On a lighter note after that terrible film which we had fun insulting, we watched Sweeney Todd. Tim Burton is brilliant, I may have mentioned. I love that movie. It isn't a scary movie and the gore looks so fake that it is almost comical but there is murder and cannibalism involved.



There is a song in the film that I was fond of instantaneously. That's right I can spell that word. Anyway the song is called 'a little priest'. It is quite simply a song in which they judge what people will taste like in their pies. I am a fan of bad jokes and puns so I can truly appreciate the lyrics, which I looked up.

Todd: Haven't you got poet or something like that?
Mrs. Lovett: No y'see the trouble with poet is 'ow do you know it's deceased? Try the priest!

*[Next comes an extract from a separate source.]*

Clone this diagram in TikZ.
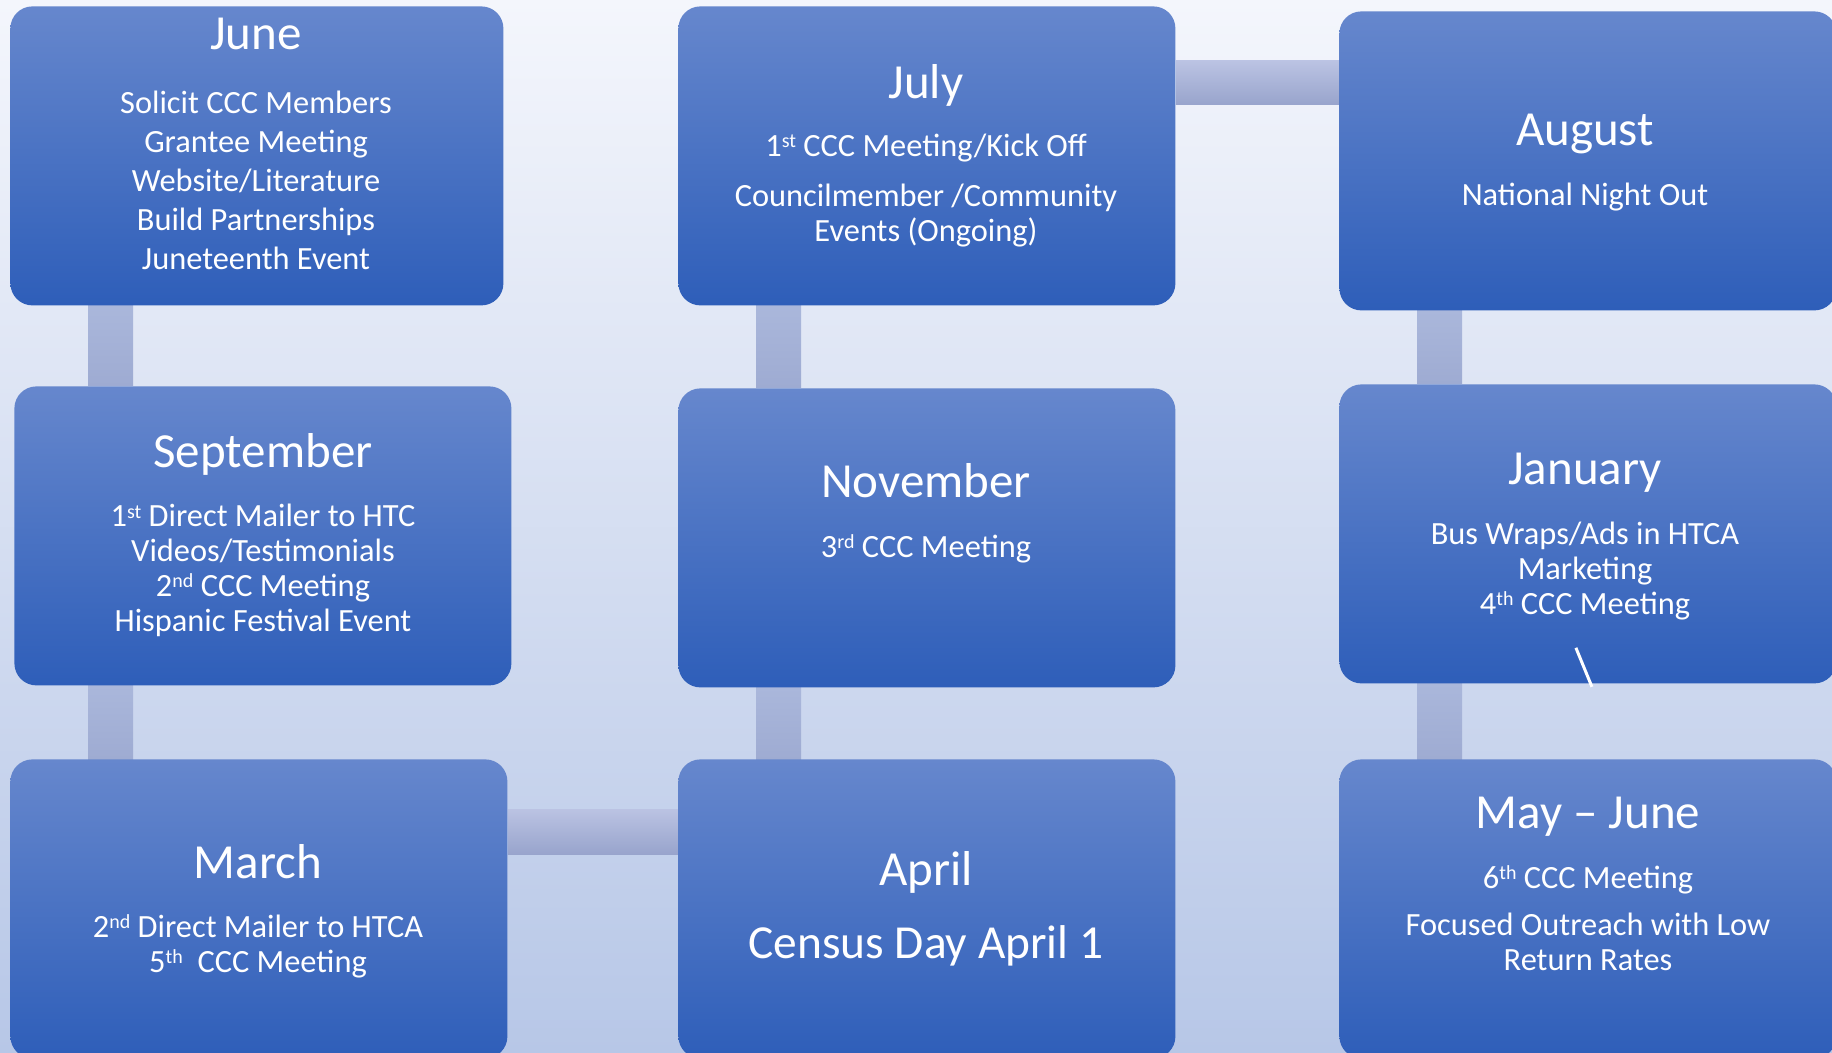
\documentclass[tikz,border=0pt]{standalone}
\usepackage{fontspec}
\setmainfont{Carlito}
\usetikzlibrary{backgrounds}

\definecolor{bgtop}{RGB}{244,246,252}
\definecolor{bgbot}{RGB}{183,199,231}
\definecolor{boxtop}{RGB}{102,135,205}
\definecolor{boxbot}{RGB}{46,94,185}
\definecolor{vbartop}{RGB}{170,183,219}
\definecolor{vbarbot}{RGB}{158,171,210}
\definecolor{hbartop}{RGB}{187,195,227}
\definecolor{hbarbot}{RGB}{152,164,204}

\newcommand\bodyfont{\fontsize{16.2pt}{17.5pt}\selectfont\lineskiplimit=-50pt}
\newcommand\junefont{\fontsize{16.2pt}{19.5pt}\selectfont\lineskiplimit=-50pt}
\newcommand\censusfont{\fontsize{23.7pt}{36.5pt}\selectfont\lineskiplimit=-50pt}
\newcommand\mtitle[1]{{\fontsize{24.5pt}{26pt}\selectfont #1}}
\newcommand\sups[1]{\raisebox{4.5pt}{\fontsize{10pt}{10pt}\selectfont #1}}

\begin{document}
\begin{tikzpicture}[x=0.5pt,y=-0.5pt]
\tikzstyle{box}=[rounded corners=11pt,inner sep=0pt,minimum width=248.5pt,minimum height=149.5pt,anchor=north west,top color=boxtop,bottom color=boxbot]
\tikzstyle{txt}=[text=white,text width=240pt,align=flush center,inner sep=0pt,anchor=base,font=\bodyfont]
\tikzstyle{vbar}=[top color=vbartop,bottom color=vbarbot]
\tikzstyle{hbar}=[top color=hbartop,bottom color=hbarbot]

\useasboundingbox (0,0) rectangle (1832,1053);
\clip (0,0) rectangle (1832,1053);

\node[box,minimum width=246.5pt] (jun) at (10,6) {};
\node[box] (jul) at (678,6) {};
\node[box] (aug) at (1339,11) {};
\node[box] (sep) at (14,386) {};
\node[box] (nov) at (678,388) {};
\node[box] (jan) at (1339,384) {};
\node[box] (mar) at (10,759) {};
\node[box] (apr) at (678,759) {};
\node[box] (may) at (1339,759) {};

\node[txt,font=\junefont] (jun-txt) at (256,50) {\mtitle{June}\\[12.5pt] Solicit CCC Members\\ Grantee Meeting\\ Website/Literature\\ Build Partnerships\\ Juneteenth Event};
\node[txt] (jul-txt) at (926,99) {\mtitle{July}\\[11.5pt] 1\sups{st} CCC Meeting/Kick Off\\[7.5pt] Councilmember /Community\\ Events (Ongoing)};
\node[txt] (aug-txt) at (1585,146) {\mtitle{August}\\[12.5pt] National Night Out};
\node[txt] (sep-txt) at (263,468) {\mtitle{September}\\[12pt] 1\sups{st} Direct Mailer to HTC\\ Videos/Testimonials\\ 2\sups{nd} CCC Meeting\\ Hispanic Festival Event};
\node[txt] (nov-txt) at (926,498) {\mtitle{November}\\[12.5pt] 3\sups{rd} CCC Meeting};
\node[txt] (jan-txt) at (1585,485) {\mtitle{January}\\[12.5pt] Bus Wraps/Ads in HTCA\\ Marketing\\ 4\sups{th} CCC Meeting};
\node[txt] (mar-txt) at (258,878) {\mtitle{March}\\[12pt] 2\sups{nd} Direct Mailer to HTCA\\ 5\sups{th}\ \ CCC Meeting};
\node[txt,font=\censusfont] (apr-txt) at (926,885) {\mtitle{April}\\ Census Day April 1};
\node[txt] (may-txt) at (1588,828) {\mtitle{May -- June}\\[12.5pt] 6\sups{th} CCC Meeting\\[6pt] Focused Outreach with Low\\ Return Rates};

% stray stroke in the January box
\draw[white,line width=1.5pt] ([shift={(-12,-36)}]jan.south) -- ([shift={(4,3)}]jan.south);

\begin{scope}[on background layer]
\fill[top color=bgtop,bottom color=bgbot] (0,0) rectangle (1832,1053);
% links down the columns
\fill[vbar] ([xshift=39pt]jun.south west) rectangle ([xshift=61.5pt]jun.south west |- sep.north);
\fill[vbar] ([xshift=39pt]mar.north west) rectangle ([xshift=61.5pt]mar.north west |- sep.south);
\fill[vbar] ([xshift=39pt]jul.south west) rectangle ([xshift=61.5pt]jul.south west |- nov.north);
\fill[vbar] ([xshift=39pt]apr.north west) rectangle ([xshift=61.5pt]apr.north west |- nov.south);
\fill[vbar] ([xshift=39pt]aug.south west) rectangle ([xshift=61.5pt]aug.south west |- jan.north);
\fill[vbar] ([xshift=39pt]may.north west) rectangle ([xshift=61.5pt]may.north west |- jan.south);
% links across
\fill[hbar] ([yshift=-27.5pt]jul.north east) rectangle ([yshift=-49.5pt]jul.north east -| aug.west);
\fill[hbar] ([yshift=-25pt]mar.north east) rectangle ([yshift=-47.5pt]mar.north east -| apr.west);
\end{scope}
\end{tikzpicture}
\end{document}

Todd: No this isn't fiddle player, it's piccolo player!
Mrs. Lovett: How can you tell?
Todd: It's piping hot!

Ah lame yet Witty and wonderful. The fact that it is a music really dulls the fact that they are in fact murdering and eating people. Not just eating, but selling them too! Well on the bright side, Mrs. Lovett stopped having the worst pies in London.

Well I'm all out of reasons to continue this post so here, a parting picture that has nothing to do with the post and I shall be on my way.

*fun fact about the Wall Of China Chinese restaurant in Port Macquarie. The far wall is covered in delicate porcelain plates, cups and bowls. That is right it is the wall of china.